FAR from the eponymous ocean, the North Atlantic Treaty Organisation’s annual summit saw a shifting of the war fighting furniture. Turkey’s recently elected leader Erdogan, facing a financial crisis of epic proportions and under criticism for his regime’s failure to prepare for the earthquake earlier this year, was made an offer he could not refuse and dropped his objection to Sweden joining Nato.

But the final communique made it clear that Ukraine – over 3,000 kilometres from the Atlantic – is not going to become a member any time soon and certainly not while there is a war with Russia.

The formulation adopted made it abundantly clear that Ukraine is to remain on the sharp end of the power struggle between Russia and the US but without any of the notional protections that membership of the now global war machine offers.

Ukraine was promised yet again an invitation to join “when allies agree and conditions are met.” Both the timing and the conditions remain, of necessity, unspoken.

Zelensky, predictably, threw a tantrum.
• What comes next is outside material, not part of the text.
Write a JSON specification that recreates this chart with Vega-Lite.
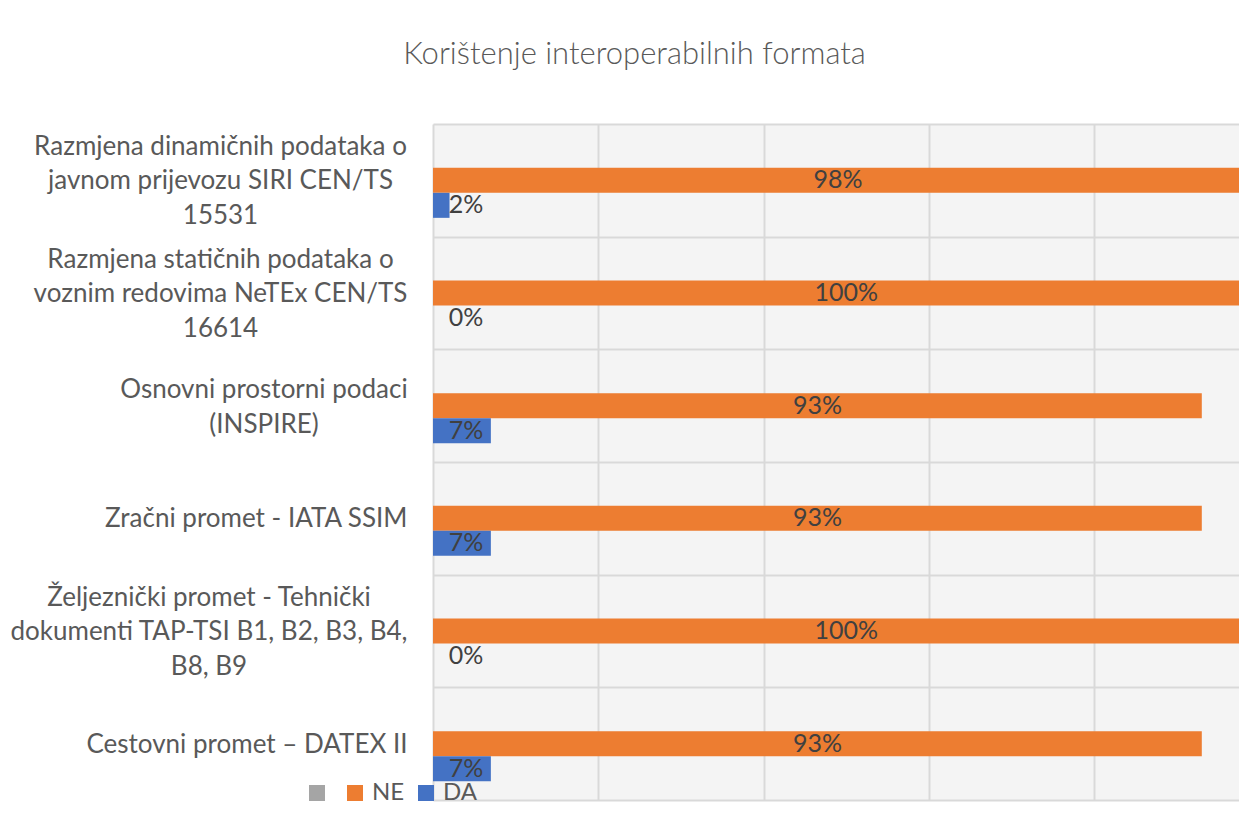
{
  "$schema": "https://vega.github.io/schema/vega-lite/v6.json",
  "width": 806,
  "height": 676,
  "autosize": {"type": "none"},
  "padding": {"left": 433, "top": 124, "right": 0, "bottom": 14},
  "background": "white",
  "title": {
    "text": "Korištenje interoperabilnih formata",
    "font": "Lato",
    "fontSize": 31,
    "fontWeight": 300,
    "color": "#595959",
    "anchor": "middle",
    "frame": "group",
    "dx": -201.5,
    "offset": 32
  },
  "data": {
    "values": [
      {"kategorija": "Razmjena dinamičnih podataka o\njavnom prijevozu SIRI CEN/TS\n15531", "serija": "NE", "udio": 0.98},
      {"kategorija": "Razmjena dinamičnih podataka o\njavnom prijevozu SIRI CEN/TS\n15531", "serija": "DA", "udio": 0.02},
      {"kategorija": "Razmjena statičnih podataka o\nvoznim redovima NeTEx CEN/TS\n16614", "serija": "NE", "udio": 1.0},
      {"kategorija": "Razmjena statičnih podataka o\nvoznim redovima NeTEx CEN/TS\n16614", "serija": "DA", "udio": 0.0},
      {"kategorija": "Osnovni prostorni podaci\n(INSPIRE)", "serija": "NE", "udio": 0.93},
      {"kategorija": "Osnovni prostorni podaci\n(INSPIRE)", "serija": "DA", "udio": 0.07},
      {"kategorija": "Zračni promet - IATA SSIM", "serija": "NE", "udio": 0.93},
      {"kategorija": "Zračni promet - IATA SSIM", "serija": "DA", "udio": 0.07},
      {"kategorija": "Željeznički promet - Tehnički\ndokumenti TAP-TSI B1, B2, B3, B4,\nB8, B9", "serija": "NE", "udio": 1.0},
      {"kategorija": "Željeznički promet - Tehnički\ndokumenti TAP-TSI B1, B2, B3, B4,\nB8, B9", "serija": "DA", "udio": 0.0},
      {"kategorija": "Cestovni promet – DATEX II", "serija": "NE", "udio": 0.93},
      {"kategorija": "Cestovni promet – DATEX II", "serija": "DA", "udio": 0.07}
    ]
  },
  "encoding": {
    "y": {
      "field": "kategorija",
      "type": "nominal",
      "sort": null,
      "scale": {"paddingInner": 0, "paddingOuter": 0},
      "axis": {
        "title": null,
        "domain": false,
        "ticks": false,
        "tickSize": 0,
        "grid": true,
        "tickBand": "extent",
        "gridColor": "#d9d9d9",
        "gridWidth": 2,
        "labelFont": "Lato",
        "labelFontSize": 26,
        "labelColor": "#595959",
        "labelLineHeight": 34.5,
        "labelLimit": 0,
        "labelBaseline": "alphabetic",
        "labelExpr": "split(datum.label, '\\n')",
        "labelAlign": {"condition": {"test": "indexof('' + datum.label, '\\n') >= 0", "value": "center"}, "value": "right"},
        "labelPadding": {
          "condition": [
            {"test": "indexof('' + datum.label, 'dinamičnih') >= 0", "value": 213},
            {"test": "indexof('' + datum.label, 'statičnih') >= 0", "value": 213},
            {"test": "indexof('' + datum.label, 'Osnovni') >= 0", "value": 169.5},
            {"test": "indexof('' + datum.label, 'Željeznički') >= 0", "value": 224.5}
          ],
          "value": 26
        },
        "labelOffset": {
          "condition": [
            {"test": "indexof('' + datum.label, 'dinamičnih') >= 0", "value": -26},
            {"test": "indexof('' + datum.label, 'statičnih') >= 0", "value": -26},
            {"test": "indexof('' + datum.label, 'Osnovni') >= 0", "value": -8},
            {"test": "indexof('' + datum.label, 'Željeznički') >= 0", "value": -26}
          ],
          "value": 8.5
        }
      }
    },
    "yOffset": {
      "field": "serija",
      "type": "nominal",
      "scale": {"domain": ["", "NE", "DA"], "paddingInner": 0, "paddingOuter": 0.753}
    }
  },
  "layer": [
    {
      "mark": {"type": "bar"},
      "encoding": {
        "x": {
          "field": "udio",
          "type": "quantitative",
          "scale": {"domain": [0, 0.975], "nice": false, "zero": true},
          "axis": {
            "title": null,
            "labels": false,
            "ticks": false,
            "domain": false,
            "grid": true,
            "values": [0, 0.2, 0.4, 0.6, 0.8],
            "gridColor": "#d9d9d9",
            "gridWidth": 2
          }
        },
        "color": {
          "field": "serija",
          "type": "nominal",
          "scale": {"domain": ["", "NE", "DA"], "range": ["#a5a5a5", "#ed7d31", "#4472c4"]},
          "legend": {
            "title": null,
            "orient": "none",
            "legendX": -128,
            "legendY": 657,
            "direction": "horizontal",
            "symbolType": "square",
            "symbolSize": 256,
            "symbolStrokeWidth": 0,
            "symbolOpacity": 1,
            "labelFont": "Lato",
            "labelFontSize": 24,
            "labelColor": "#595959",
            "labelOffset": 5,
            "columnPadding": 9,
            "padding": 0
          }
        }
      }
    },
    {
      "transform": [
        {"filter": "datum.serija === 'NE'"},
        {"calculate": "datum.udio / 2", "as": "sredina"}
      ],
      "mark": {"type": "text", "font": "Lato", "fontSize": 25, "color": "#404040", "align": "center", "baseline": "middle"},
      "encoding": {
        "x": {"field": "sredina", "type": "quantitative"},
        "text": {"field": "udio", "type": "quantitative", "format": ".0%"}
      }
    },
    {
      "transform": [{"filter": "datum.serija === 'DA'"}],
      "mark": {"type": "text", "font": "Lato", "fontSize": 25, "color": "#404040", "align": "center", "baseline": "middle", "dx": 33},
      "encoding": {
        "x": {"datum": 0, "type": "quantitative"},
        "text": {"field": "udio", "type": "quantitative", "format": ".0%"}
      }
    }
  ],
  "config": {
    "view": {"fill": "#f4f4f4", "stroke": null}
  }
}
Ukraine was originally, and provisionally, offered membership in 2008 which precipitated a sharp internal Nato dispute with both France and Germany strongly objecting and Washington, at least rhetorically, in favour.

Fifteen years later the real contours of US foreign policy are more visible. The US is more transparently keen for the war to continue as long as Ukraine is able and equally transparently clear that this will not entail boots on the ground other than the ubiquitous military and intelligence “advisers” that are the inevitable outriders of US foreign policy.
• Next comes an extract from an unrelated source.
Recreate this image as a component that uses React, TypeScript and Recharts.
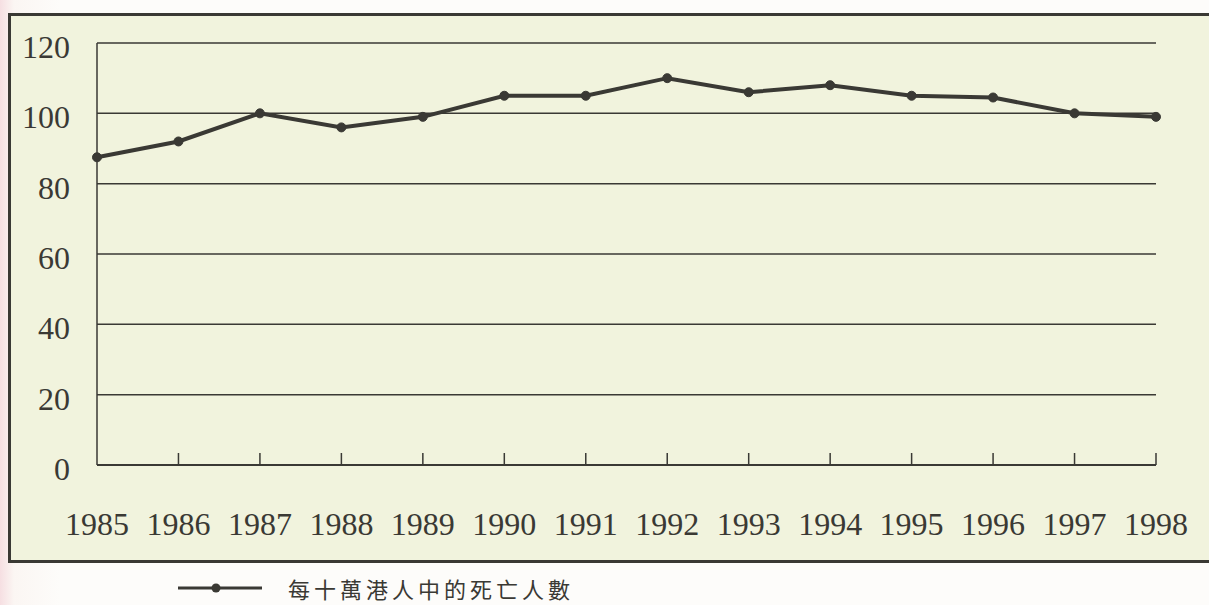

A critical element in the thinking of whoever carries out these tasks for Biden is the salience of the war as an electoral issue that threatens his re-election and that of his entourage. The ever opportunist US Republican party senses the rising domestic mood and plans to build into the pending Defence Bill a proposal to de-fund the US war effort in Ukraine.

If Zelensky gets a moment this weekend he might reflect on his predicament.

He was elected a president of peace with a mandate to find a negotiated way out of the political crisis. As a Russian-speaking Jew in a country where many Ukrainian Jews (and Poles and others) lost their lives at the hands of their fellow citizens acting with the Nazi invaders – and as an entertainer with a humorous take on the national predicament – he was a surprise winner even though he enjoyed the patronage of at least one oligarch.

With bravura he projected himself as the instrument of his fellow citizens’ hopes and a majority projected onto his candidacy their diverse and contradictory expectations.

He came unstuck midway in the vicious civil strife which pitched the post-Maidan coup state against its sizeable and mostly Russian-speaking Donbass. A telling video clip showed him failing to convince front-line combatant militiamen that a ceasefire was needed to allow negotiations with the contested Donetsk, Kherson, Lugansk and Zaporizhzhia oblasts that have since been formally annexed by Russia, while remaining active battlefields.

His secret service is riven by allegations of betrayal and one of his first “negotiating team” was summarily executed by the secret police on suspicious of favouring negotiations. The pitiable Zelensky has zero freedom of manoeuvre.

The conspicuous failure by any of the European leaders present in Vilnius to take any initiative to bring this war to a negotiated end speaks more to their passivity in the face of the US strategy to deepen Nato’s real character as the projection of its power into our continent than to any specifically domestic or pan-European interest.

And who in Britain will speak for peace?